- Directions for this task:
Restate the material word for word and leave out anything that is a picture.

- Data shown:
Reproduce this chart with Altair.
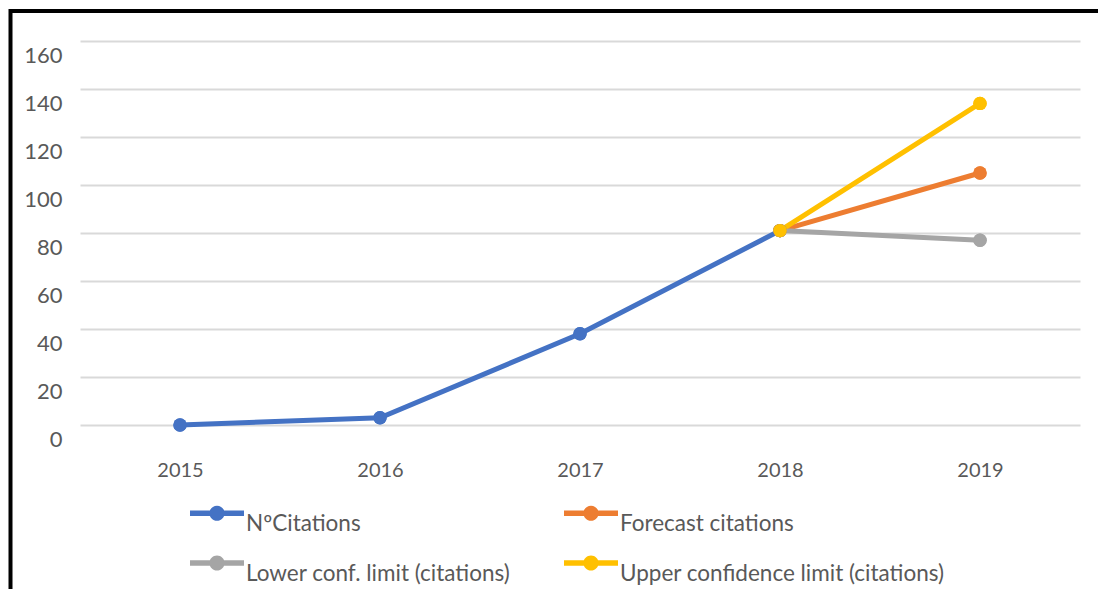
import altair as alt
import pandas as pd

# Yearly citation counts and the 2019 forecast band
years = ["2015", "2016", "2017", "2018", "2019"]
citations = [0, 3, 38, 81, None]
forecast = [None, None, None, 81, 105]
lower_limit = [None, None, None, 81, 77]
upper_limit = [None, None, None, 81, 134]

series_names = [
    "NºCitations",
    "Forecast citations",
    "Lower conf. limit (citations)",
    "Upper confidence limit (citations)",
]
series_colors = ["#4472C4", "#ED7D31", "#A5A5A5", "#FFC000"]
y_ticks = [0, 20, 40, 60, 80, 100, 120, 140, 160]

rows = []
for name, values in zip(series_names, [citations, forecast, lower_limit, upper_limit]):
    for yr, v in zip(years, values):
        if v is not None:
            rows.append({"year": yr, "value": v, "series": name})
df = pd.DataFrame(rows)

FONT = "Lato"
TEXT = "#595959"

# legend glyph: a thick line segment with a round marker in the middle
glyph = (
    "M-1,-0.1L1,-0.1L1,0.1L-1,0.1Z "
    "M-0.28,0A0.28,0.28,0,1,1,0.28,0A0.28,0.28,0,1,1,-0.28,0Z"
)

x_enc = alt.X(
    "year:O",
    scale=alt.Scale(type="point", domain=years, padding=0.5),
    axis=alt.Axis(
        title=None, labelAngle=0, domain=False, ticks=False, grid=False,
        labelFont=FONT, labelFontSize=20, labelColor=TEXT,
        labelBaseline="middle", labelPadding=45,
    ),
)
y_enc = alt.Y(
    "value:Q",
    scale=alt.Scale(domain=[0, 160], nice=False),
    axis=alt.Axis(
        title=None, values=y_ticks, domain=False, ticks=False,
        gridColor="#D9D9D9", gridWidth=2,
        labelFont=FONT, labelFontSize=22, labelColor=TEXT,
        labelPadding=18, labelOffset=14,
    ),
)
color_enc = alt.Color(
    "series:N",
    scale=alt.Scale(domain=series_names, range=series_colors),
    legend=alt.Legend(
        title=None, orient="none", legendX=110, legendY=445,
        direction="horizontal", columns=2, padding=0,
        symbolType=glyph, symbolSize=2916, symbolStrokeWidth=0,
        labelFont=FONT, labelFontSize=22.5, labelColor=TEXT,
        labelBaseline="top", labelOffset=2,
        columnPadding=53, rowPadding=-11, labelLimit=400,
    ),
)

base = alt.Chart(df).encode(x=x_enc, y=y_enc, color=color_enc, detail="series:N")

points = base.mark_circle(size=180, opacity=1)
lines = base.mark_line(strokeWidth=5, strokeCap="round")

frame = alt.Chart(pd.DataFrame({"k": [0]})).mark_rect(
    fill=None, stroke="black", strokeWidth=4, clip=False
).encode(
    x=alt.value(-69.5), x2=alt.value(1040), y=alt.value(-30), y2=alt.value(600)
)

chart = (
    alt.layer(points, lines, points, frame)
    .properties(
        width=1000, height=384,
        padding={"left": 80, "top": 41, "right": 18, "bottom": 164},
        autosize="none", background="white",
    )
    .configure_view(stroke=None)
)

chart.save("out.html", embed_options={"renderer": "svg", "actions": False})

- Result of the task:
Reproduce this chart with Altair.
import altair as alt
import pandas as pd

# Yearly citation counts and the 2019 forecast band
years = ["2015", "2016", "2017", "2018", "2019"]
citations = [0, 3, 38, 81, None]
forecast = [None, None, None, 81, 105]
lower_limit = [None, None, None, 81, 77]
upper_limit = [None, None, None, 81, 134]

series_names = [
    "NºCitations",
    "Forecast citations",
    "Lower conf. limit (citations)",
    "Upper confidence limit (citations)",
]
series_colors = ["#4472C4", "#ED7D31", "#A5A5A5", "#FFC000"]
y_ticks = [0, 20, 40, 60, 80, 100, 120, 140, 160]

rows = []
for name, values in zip(series_names, [citations, forecast, lower_limit, upper_limit]):
    for yr, v in zip(years, values):
        if v is not None:
            rows.append({"year": yr, "value": v, "series": name})
df = pd.DataFrame(rows)

FONT = "Lato"
TEXT = "#595959"

# legend glyph: a thick line segment with a round marker in the middle
glyph = (
    "M-1,-0.1L1,-0.1L1,0.1L-1,0.1Z "
    "M-0.28,0A0.28,0.28,0,1,1,0.28,0A0.28,0.28,0,1,1,-0.28,0Z"
)

x_enc = alt.X(
    "year:O",
    scale=alt.Scale(type="point", domain=years, padding=0.5),
    axis=alt.Axis(
        title=None, labelAngle=0, domain=False, ticks=False, grid=False,
        labelFont=FONT, labelFontSize=20, labelColor=TEXT,
        labelBaseline="middle", labelPadding=45,
    ),
)
y_enc = alt.Y(
    "value:Q",
    scale=alt.Scale(domain=[0, 160], nice=False),
    axis=alt.Axis(
        title=None, values=y_ticks, domain=False, ticks=False,
        gridColor="#D9D9D9", gridWidth=2,
        labelFont=FONT, labelFontSize=22, labelColor=TEXT,
        labelPadding=18, labelOffset=14,
    ),
)
color_enc = alt.Color(
    "series:N",
    scale=alt.Scale(domain=series_names, range=series_colors),
    legend=alt.Legend(
        title=None, orient="none", legendX=110, legendY=445,
        direction="horizontal", columns=2, padding=0,
        symbolType=glyph, symbolSize=2916, symbolStrokeWidth=0,
        labelFont=FONT, labelFontSize=22.5, labelColor=TEXT,
        labelBaseline="top", labelOffset=2,
        columnPadding=53, rowPadding=-11, labelLimit=400,
    ),
)

base = alt.Chart(df).encode(x=x_enc, y=y_enc, color=color_enc, detail="series:N")

points = base.mark_circle(size=180, opacity=1)
lines = base.mark_line(strokeWidth=5, strokeCap="round")

frame = alt.Chart(pd.DataFrame({"k": [0]})).mark_rect(
    fill=None, stroke="black", strokeWidth=4, clip=False
).encode(
    x=alt.value(-69.5), x2=alt.value(1040), y=alt.value(-30), y2=alt.value(600)
)

chart = (
    alt.layer(points, lines, points, frame)
    .properties(
        width=1000, height=384,
        padding={"left": 80, "top": 41, "right": 18, "bottom": 164},
        autosize="none", background="white",
    )
    .configure_view(stroke=None)
)

chart.save("out.html", embed_options={"renderer": "svg", "actions": False})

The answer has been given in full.